To discount or not to discount— that is the question that plagues many event professionals. Event pros need to create a discount strategy that fits their business. It’s unlikely that a party rental company would never give discounts, but it’s important to avoid falling into the trap of endlessly discounting your rental merchandise, diluting your brand’s value, and creating the appearance of a bargain basement rental company. Discounts should be judiciously and strategically applied, and only for specific people, organizations, or time periods. Stay competitive by reading these insights and becoming an expert in discount strategy.
Preferred Relationships and How to Create a Discount Strategy
Almost every industry pro assumes they receive a discount automatically because they work alongside you. No, not so! Don’t yield to the pressure.
- First, that person must build a rapport with you. Do you trust them to care for your things while in their temporary possession? When someone asks, or expects, this out the gate– pause and take a deep breath. They may not be the people you wish to extend your generosity to.
- Second, have a script ready for how to respond to these queries.
- Third, do not answer them with a “yes: right away. You can always say you need to think about it.
- Finally, if you do have a valuable relationship that is a two-way street, you can extend a discount on each order you have with that planner, venue, or possibly a very good repeat client.
Here are some things event pros should keep in mind when it comes time to create a discount strategy:
- Once you begin the relationship with a discount, be prepared they will always expect it going forward (which you can save in the rental inventory software Goodshuffle Pro!)
- You can start with a low discount and have a range for the highest available for those who send you the most business.
- Cap your discount to a certain percentage, perhaps 10-15% at most.
- Apply discounts to products in-stock only. Avoid discounts on services, anything custom, or new acquisition in connection with their order.
- You may opt to throw in something extra like pillows or signs, maybe a small chair, and not discount.
A Price Reduction Often Correlates with a Reduction in the Level of Service
People sometimes merely test the waters for a discount, figuring they will not get one unless they ask. They don’t necessarily expect it and you may always say no. If you need to stimulate sales and it’s the slow season, you may be tempted to provide one. There is nothing wrong with this, just be sure to inform them that a discount often means a reduction in the level of service you provide. Maybe they expect white glove, custom service, but at a discounted rate. Unlikely!
You might discount, but the cost might work out to curbside delivery only, or offering will call instead of a full delivery. Maybe it means less product, since they have a budgetary limit? Whatever it is, your party rental company can decide; it isn’t “same level of service with discounted price” just because they want that.

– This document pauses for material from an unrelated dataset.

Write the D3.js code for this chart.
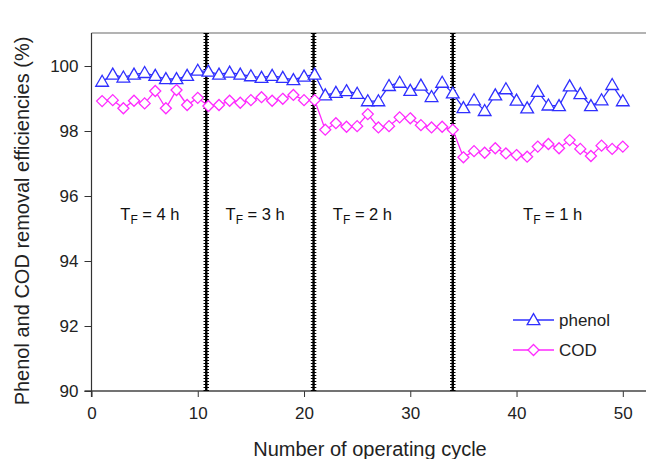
<!DOCTYPE html>
<html>
<head>
<meta charset="utf-8">
<script src="https://cdn.jsdelivr.net/npm/d3@7"></script>
<style>
  html, body { margin: 0; padding: 0; background: #fff; }
  svg { display: block; font-family: Arial, "Liberation Sans", sans-serif; }
</style>
</head>
<body>
<svg id="chart" width="646" height="459"></svg>
<script>
const cycles = d3.range(1, 51);
const phenol = [
  99.52, 99.74, 99.65, 99.74, 99.79, 99.70, 99.60, 99.60, 99.70, 99.86,
  99.83, 99.74, 99.80, 99.74, 99.69, 99.64, 99.70, 99.64, 99.57, 99.68,
  99.74, 99.10, 99.18, 99.23, 99.15, 98.92, 98.92, 99.39, 99.49, 99.24,
  99.40, 99.05, 99.49, 99.16, 98.71, 98.95, 98.62, 99.10, 99.29, 98.94,
  98.70, 99.21, 98.79, 98.77, 99.38, 99.14, 98.77, 98.95, 99.42, 98.92
];
const cod = [
  98.92, 98.95, 98.70, 98.93, 98.85, 99.23, 98.70, 99.26, 98.80, 99.02,
  98.77, 98.80, 98.93, 98.87, 98.95, 99.04, 98.93, 98.99, 99.11, 98.95,
  98.95, 98.04, 98.24, 98.13, 98.15, 98.52, 98.11, 98.15, 98.42, 98.39,
  98.18, 98.11, 98.13, 98.04, 97.19, 97.38, 97.33, 97.47, 97.31, 97.26,
  97.21, 97.52, 97.60, 97.47, 97.72, 97.45, 97.23, 97.55, 97.45, 97.52
];
const xTicks = [0, 10, 20, 30, 40, 50];
const yTicks = [90, 92, 94, 96, 98, 100];
const dividers = [10.8, 20.9, 34];
const phaseLabels = ["4", "3", "2", "1"];
const phasePos = [5.5, 15.4, 25.5, 43.4];
const seriesNames = ["phenol", "COD"];

const svg = d3.select("#chart");
const x = d3.scaleLinear().domain([0, 50]).range([91.5, 622.8]);
const y = d3.scaleLinear().domain([90, 100]).range([391, 66]);
const yTop = 33;
const xRight = 646;
const FONT = "Arial, 'Liberation Sans', sans-serif";

// top border
svg.append("line").attr("x1", x(0)).attr("x2", xRight).attr("y1", yTop).attr("y2", yTop)
  .attr("stroke", "#9a9a9a").attr("stroke-width", 1.6);

// axes
const xAxis = d3.axisBottom(x).tickValues(xTicks).tickSize(6).tickSizeOuter(0).tickPadding(10);
const gx = svg.append("g").attr("transform", `translate(0,${y(90)})`).call(xAxis);
gx.select(".domain").remove();
gx.selectAll("line").attr("stroke", "#333");
gx.selectAll("text").attr("font-size", 17).attr("fill", "#222").attr("font-family", FONT);
svg.append("line").attr("x1", x(0) - 7).attr("x2", xRight).attr("y1", y(90)).attr("y2", y(90))
  .attr("stroke", "#444").attr("stroke-width", 1.3);

const yAxis = d3.axisLeft(y).tickValues(yTicks).tickSize(7).tickSizeOuter(0).tickPadding(6);
const gy = svg.append("g").attr("transform", `translate(${x(0)},0)`).call(yAxis);
gy.select(".domain").remove();
gy.selectAll("line").attr("stroke", "#333");
gy.selectAll("text").attr("font-size", 17).attr("fill", "#222").attr("font-family", FONT);
svg.append("line").attr("x1", x(0)).attr("x2", x(0)).attr("y1", yTop).attr("y2", y(90) + 6)
  .attr("stroke", "#333").attr("stroke-width", 1.2);

// dividers
dividers.forEach(d => {
  svg.append("line").attr("x1", x(d)).attr("x2", x(d)).attr("y1", yTop).attr("y2", y(90))
    .attr("stroke", "#000").attr("stroke-width", 2.4);
  svg.append("line").attr("x1", x(d)).attr("x2", x(d)).attr("y1", yTop).attr("y2", y(90))
    .attr("stroke", "#000").attr("stroke-width", 5.5).attr("stroke-dasharray", "1,2");
});

// phase labels
phaseLabels.forEach((p, i) => {
  const t = svg.append("text").attr("x", x(phasePos[i])).attr("y", 220)
    .attr("text-anchor", "middle").attr("font-size", 16.5).attr("fill", "#111");
  t.append("tspan").text("T");
  t.append("tspan").attr("font-size", 12).attr("dy", 4).text("F");
  t.append("tspan").attr("dy", -4).text(" = " + p + " h");
});

const colors = ["#2f2fff", "#ff2aff"];
const data = [phenol, cod];
const tri = d3.symbol().type(d3.symbolTriangle).size(70);
const dia = (s) => `M0,${-s}L${s},0L0,${s}L${-s},0Z`;

data.forEach((vals, k) => {
  const pts = cycles.map((c, i) => [c, vals[i]]);
  svg.append("path").datum(pts)
    .attr("d", d3.line().x(d => x(d[0])).y(d => y(d[1])))
    .attr("fill", "none").attr("stroke", colors[k]).attr("stroke-width", 1.3);
  const g = svg.append("g");
  g.selectAll("path").data(pts).enter().append("path")
    .attr("transform", d => `translate(${x(d[0])},${y(d[1]) + (k === 0 ? 1 : 0)})`)
    .attr("d", k === 0 ? tri() : dia(5.5))
    .attr("fill", "#fff").attr("stroke", colors[k]).attr("stroke-width", 1.3);
});

// legend
const legY = [320, 350];
seriesNames.forEach((n, k) => {
  svg.append("line").attr("x1", 513).attr("x2", 554).attr("y1", legY[k]).attr("y2", legY[k])
    .attr("stroke", colors[k]).attr("stroke-width", 1.3);
  svg.append("path").attr("transform", `translate(533.5,${legY[k] + (k === 0 ? 1 : 0)})`)
    .attr("d", k === 0 ? tri() : dia(5.5))
    .attr("fill", "#fff").attr("stroke", colors[k]).attr("stroke-width", 1.3);
  svg.append("text").attr("x", 559).attr("y", legY[k] + 6).attr("font-size", 17)
    .attr("fill", "#222").text(n);
});

// axis titles
svg.append("text").attr("x", 370).attr("y", 456).attr("text-anchor", "middle")
  .attr("font-size", 20).attr("fill", "#222").text("Number of operating cycle");
svg.append("text").attr("transform", `translate(29,221) rotate(-90)`).attr("text-anchor", "middle")
  .attr("font-size", 20).attr("fill", "#222").text("Phenol and COD removal efficiencies (%)");
</script>
</body>
</html>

Tie Certain Discounts to Slow Season or to Boost Sales With an Expiration Date
We all have bills, and with competition getting stiffer and costs getting higher, we may be tempted to offer discounts to boost sales. This should be done very sparingly. If you discount high and/or often, customers start to learn your rhythms and may sense desperation. They may also wait to book when they predict you will be discounting or giving things away for free.
- January is typically a slower season for most rental companies, and events as a whole. If you can avoid it, try to not to discount, but if you feel it will gain some customer appreciation and drive some sales– this might be the time in the season to do so. You can also lower minimum order rates during slow seasons if you don’t want to outright discount.
- Another strategy is to market the product when prices are getting raised. You may encourage customers to book with the current price before they go up, which is similar to a discount. There should be an expiration on this though, such as before the end of the year, or before summer if you have a price hike you historically implement.
- You may also have some new inventory you aren’t sure when it will rent, or if it will rent often. You could offer a temporary discount for a new, unpredictable product. Be careful not to do this with every new product, but if you need to stimulate sales, crunch the numbers and see if a higher volume in rentals will translate to costs being covered and ultimately, eventual profits.
- Alternatively, you may find some products are not renting much. Give it one last go with a discount before tossing it or selling. You might need to evaluate its rentability at the end. Make sure to check your data in Goodshuffle Pro to see how products are weathering. It may be on the Dashboard, or under each item in Inventory.
Marking Up and Discounting
Another trick of the trade is creating a mark up in your prices. That way when you do a discount, it’s a price you feel comfortable with fetching no matter what. There really is no loss that way and your customer or preferred vendor feels like they are taking home a win.
Create a discount strategy— it’s one of many strategies event professionals use to grow their business and make their customers happy. Know that you’re well prepared to offer (and avoid!) discounts in the best way for your business, get ready to watch sales and profits increase!